A second limitation concerns overfitting and shortcut learning. MVGFormer argues that pure learning-based transformer methods can memorize training camera layouts and generalize poorly to new viewpoints, whereas explicit projection and triangulation improve out-of-domain behavior (Liao et al., 2023). The hyperspectral MVT identifies a spatial overfitting issue in patch-based HSI classification, where large patches can encode scene-specific but not essential correlations, and uses rigid settings and rotated tests to expose this behavior (Zhang et al., 2023). In 3D visual grounding, random rotation augmentation alone raises overall accuracy only slightly to 40.8% while view-dependent accuracy drops from 38.4% to 35.2%, which shows that augmentation alone does not solve view inconsistency (Huang et al., 2022).
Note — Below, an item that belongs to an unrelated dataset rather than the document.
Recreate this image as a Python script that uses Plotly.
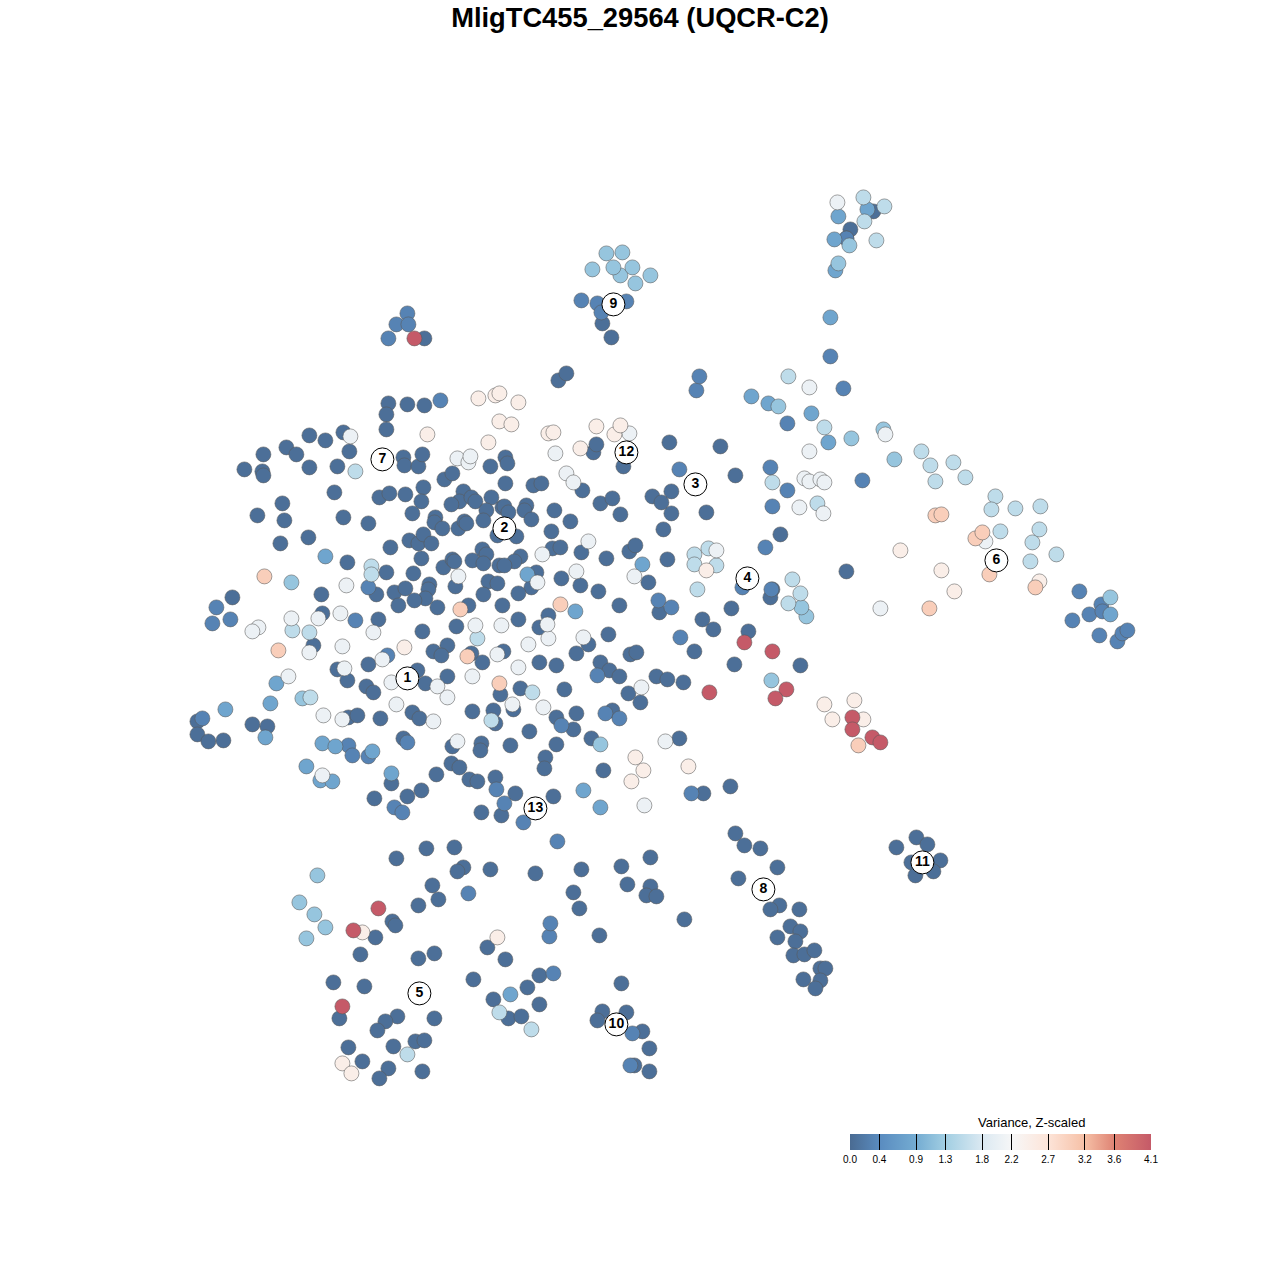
import plotly.graph_objects as go

TITLE = "MligTC455_29564 (UQCR-C2)"
LEGEND_TITLE = "Variance, Z-scaled"
tick_values = [0.0, 0.4, 0.9, 1.3, 1.8, 2.2, 2.7, 3.2, 3.6, 4.1]

# Metacell embedding positions, grouped by variance level
dark = [(388,403),(407,404),(424,405),(386,414),(386,429),(309,435),(325,440),(343,432),(286,447),(296,454),(263,454),(349,451),(244,469),(262,471),(263,475),(309,467),(337,466),(403,457),(404,465),(418,466),(422,454),(490,466),(444,479),(452,473),(334,492),(282,503),(257,515),(284,520),(343,517),(368,523),(308,537),(280,543),(379,497),(389,493),(405,494),(423,487),(421,501),(412,513),(463,491),(459,501),(451,504),(471,497),(475,501),(491,497),(486,510),(502,507),(435,517),(434,522),(442,528),(458,528),(464,521),(466,523),(483,520),(497,535),(390,547),(409,540),(418,543),(423,534),(431,543),(421,558),(443,567),(452,559),(454,561),(472,560),(482,549),(486,554),(483,563),(499,565),(347,562),(386,572),(413,573),(455,586),(488,581),(497,583),(376,594),(394,592),(405,588),(429,584),(428,589),(425,598),(414,600),(398,605),(437,607),(483,594),(468,605),(502,605),(321,594),(322,613),(232,597),(378,619),(422,631),(456,626),(313,645),(447,645),(433,651),(441,655),(471,653),(482,662),(337,669),(368,664),(347,680),(417,670),(425,683),(447,676),(366,686),(373,692),(500,694),
(197,721),(197,734),(208,741),(223,740),(252,724),(267,726),(348,717),(357,715),(380,718),(412,712),(419,718),(472,711),(493,710),(495,723),(452,746),(481,743),(480,750),(403,738),(451,763),(459,767),(436,774),(469,779),(477,781),(495,777),(391,783),(421,790),(407,796),(374,798),(481,812),(501,815),(426,848),(454,847),(396,858),
(558,380),(566,373),(669,442),(720,446),(735,475),(505,457),(507,463),(505,483),(533,485),(541,483),(593,452),(596,444),(623,466),(582,490),(600,503),(612,498),(620,514),(652,496),(661,502),(671,491),(671,513),(706,512),(663,529),(504,506),(508,512),(526,505),(524,510),(531,519),(554,510),(570,521),(551,531),(516,536),(520,556),(514,561),(504,565),(552,548),(560,547),(581,552),(606,558),(629,551),(635,545),(667,559),(780,534),(536,572),(531,587),(518,593),(561,578),(580,585),(598,591),(648,582),(619,605),(548,615),(518,619),(539,627),(659,612),(702,619),(713,629),(731,608),(772,589),(770,597),(748,631),(734,664),(608,634),(588,644),(576,653),(503,651),(539,662),(556,665),(600,662),(609,670),(619,676),(630,654),(636,652),(694,651),(656,676),(667,679),(683,682),(628,693),(640,702),(520,688),(564,689),(513,709),(556,717),(576,713),(612,710),(573,729),(529,731),(591,738),(679,738),(510,745),(556,744),(545,757),(544,768),(603,770),(515,793),(553,796),(703,793),(730,786),(846,571),(800,665),
(735,833),(744,845),(760,848),(777,867),(738,878),(779,905),(770,909),(799,909),(790,926),(800,931),(777,937),(795,941),(793,955),(804,954),(814,950),(820,968),(825,968),(803,979),(820,980),(815,988),
(896,847),(916,837),(927,844),(911,862),(940,860),(915,875),(933,871),(922,862),
(463,867),(457,871),(490,869),(535,873),(581,869),(621,866),(650,857),(627,884),(650,886),(646,895),(656,896),(432,885),(418,905),(438,899),(573,892),(579,908),(684,919),(392,921),(395,925),(375,937),(360,954),(418,958),(434,953),(487,947),(505,959),(599,935),(473,979),(333,982),(364,986),(527,987),(539,975),(621,983),(493,999),(539,1004),(508,1018),(521,1016),(602,1011),(626,1012),(597,1020),(642,1031),(649,1048),(397,1016),(385,1021),(377,1030),(434,1018),(339,1018),(393,1046),(415,1041),(424,1040),(348,1047),(362,1061),(388,1068),(422,1071),(379,1078),(634,1065),(649,1071),
(873,211),(850,229),(846,238),(602,323),(611,337),(424,338)]
mid_dark = [(440,400),(355,620),(368,587),(230,619),(216,607),(212,623),(387,655),(202,718),(348,745),(352,755),(368,756),(394,807),(402,812),(407,742),(496,789),(504,803),(523,822),(658,600),(671,607),(680,637),(605,713),(561,725),(691,793),(679,469),(696,390),(699,376),(843,388),(830,356),(787,423),(770,467),(787,490),(772,506),(765,547),(862,480),(771,589),(742,587),(581,300),(626,301),(597,303),(601,312),(557,841),(468,893),(549,936),(550,923),(553,973),(632,1033),(630,1065),(388,338),(396,324),(407,313),(408,324),(1079,591),(1101,604),(1089,614),(1072,620),(1102,611),(1099,635),(1117,641),(1122,633),(1127,630),(597,675),(619,718),(846,238)]
mid = [(830,317),(751,396),(768,403),(811,413),(828,442),(642,564),(527,574),(838,216),(867,209),(834,239),(835,270),(510,994),(583,790),(600,807),(1110,614),(325,556),(575,611),(276,683),(270,703),(225,709),(265,737),(306,766),(322,743),(335,746),(320,780),(332,781),(391,773),(372,751)]
light_blue = [(778,406),(849,245),(838,263),(620,275),(851,438),(883,429),(894,459),(806,616),(801,607),(771,680),(606,253),(622,252),(592,269),(613,267),(632,267),(650,275),(635,283),(317,875),(299,902),(314,914),(325,927),(306,938),(1110,597),(600,744),(302,698),(291,582)]
pale_blue = [(407,1054),(531,1029),(499,1012),(371,566),(371,574),(355,471),(292,630),(309,632),(310,697),(694,554),(694,564),(708,548),(716,565),(697,589),(772,482),(876,240),(884,206),(864,221),(863,197),(788,376),(824,427),(921,451),(930,465),(935,481),(953,462),(965,477),(792,579),(788,603),(800,593),(1032,542),(1039,529),(1056,554),(1030,561),(995,496),(991,509),(1015,508),(1040,506),(1000,531),(817,503),(477,638),(532,692),(491,720)]
white = [(837,202),(809,387),(809,451),(885,434),(350,436),(346,585),(340,613),(258,627),(252,631),(291,618),(318,618),(373,632),(342,646),(309,652),(344,668),(382,659),(288,676),(391,682),(323,715),(342,719),(396,704),(433,721),(447,697),(437,686),(472,676),(458,576),(475,625),(501,625),(528,644),(548,638),(547,624),(583,637),(518,667),(497,654),(512,704),(543,707),(457,741),(665,741),(322,775),(457,458),(468,462),(470,456),(555,453),(566,473),(573,482),(629,433),(542,554),(588,541),(576,571),(537,582),(634,576),(641,687),(644,805),(804,478),(809,481),(820,479),(824,482),(799,507),(823,513),(880,608),(985,541),(716,550)]
pink_white = [(427,434),(478,398),(495,395),(499,393),(518,402),(499,421),(511,424),(488,442),(548,433),(553,432),(580,448),(596,426),(614,434),(620,425),(404,647),(635,757),(643,770),(631,781),(688,766),(706,570),(824,704),(854,700),(832,719),(863,719),(900,550),(941,570),(954,591),(1039,581),(342,1063),(351,1073),(362,932),(497,937)]
peach = [(264,576),(278,650),(460,609),(467,656),(560,604),(499,683),(935,515),(941,514),(975,538),(982,532),(989,574),(1035,587),(929,608),(858,745)]
red = [(414,338),(744,642),(772,651),(709,692),(786,689),(775,698),(852,717),(852,729),(872,737),(880,742),(378,908),(353,930),(342,1006)]

group_points = [dark, mid_dark, mid, light_blue, pale_blue, white, pink_white, peach, red]
group_levels = [0.05, 0.3, 0.8, 1.2, 1.55, 2.05, 2.45, 3.0, 4.1]

cluster_labels = ["1","2","3","4","5","6","7","8","9","10","11","12","13"]
cluster_x = [407,504,695,747,419,996,382,763,613,616,922,626,535]
cluster_y = [678,528,484,578,993,560,459,889,304,1024,862,452,808]

colorscale = [
    [0.0, "#4a6b92"], [0.1, "#5a8cc0"], [0.22, "#74acd2"], [0.32, "#a3cfe3"],
    [0.44, "#dbe9f2"], [0.54, "#f7f7f7"], [0.66, "#fde4d8"], [0.78, "#f6c0a6"],
    [0.88, "#de8273"], [1.0, "#c55a68"],
]

xs, ys, vs = [], [], []
for pts, lvl in zip(group_points, group_levels):
    for px, py in pts:
        xs.append(px); ys.append(py); vs.append(lvl)

fig = go.Figure()
fig.add_trace(go.Scatter(
    x=xs, y=ys, mode="markers", hoverinfo="skip",
    marker=dict(
        size=15, color=vs, cmin=0, cmax=4.1, colorscale=colorscale,
        line=dict(color="rgba(90,90,90,0.55)", width=1),
        colorbar=dict(
            orientation="h", thickness=16, thicknessmode="pixels",
            len=301, lenmode="pixels",
            x=850/1280, xanchor="left", y=99/1280, yanchor="bottom",
            tickmode="array", tickvals=tick_values,
            ticktext=[f"{t:.1f}" for t in tick_values],
            ticks="inside", ticklen=16, tickwidth=1, tickcolor="black",
            tickfont=dict(family="Liberation Sans", size=10, color="black"),
            outlinewidth=0, xpad=0, ypad=0,
        ),
    ),
))
fig.add_trace(go.Scatter(
    x=cluster_x, y=cluster_y, mode="markers+text", text=cluster_labels,
    textposition="middle center", hoverinfo="skip",
    textfont=dict(family="Liberation Sans", size=14, color="black", weight="bold"),
    marker=dict(size=23, color="white", line=dict(color="black", width=1)),
))
fig.update_layout(
    width=1280, height=1280, autosize=False,
    margin=dict(l=0, r=0, t=0, b=0), showlegend=False,
    paper_bgcolor="white", plot_bgcolor="white",
    xaxis=dict(range=[-0.4, 1279.6], visible=False, fixedrange=True),
    yaxis=dict(range=[1279.6, -0.4], visible=False, fixedrange=True),
    title=dict(text=f"<b>{TITLE}</b>", x=0.5, xanchor="center", y=1-17/1280, yanchor="middle",
               font=dict(family="Liberation Sans", size=27.3, color="black")),
    annotations=[dict(text=LEGEND_TITLE, x=1031, y=1122, xref="x", yref="y", showarrow=False,
                      font=dict(family="Liberation Sans", size=13, color="black"))],
)
fig.write_html("out.html", config={"displayModeBar": False},
               post_script="document.body.style.margin='0';document.body.style.overflow='hidden';")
A third limitation is interpretability. The probing study on a DUSt3R variant treats the residual stream as the evolving latent state of a multi-view transformer and finds that the encoder already contains strong monocular geometry, cross-attention acts as correspondence search, and self-attention is the main mechanism restoring internal geometry in the second view. Quantitatively, self-attention layers reduce the aligned second-view error by 94%, cross-attention layers increase it by 11%, and MLP layers increase it by 7%; correspondences improve from about 40% at decoder input to over 60% after the first six decoder blocks (Stary et al., 28 Oct 2025). This suggests that future MVT research is likely to emphasize not only larger datasets and longer context, but also stronger geometric inductive bias, adaptive view acquisition, and layerwise interpretability.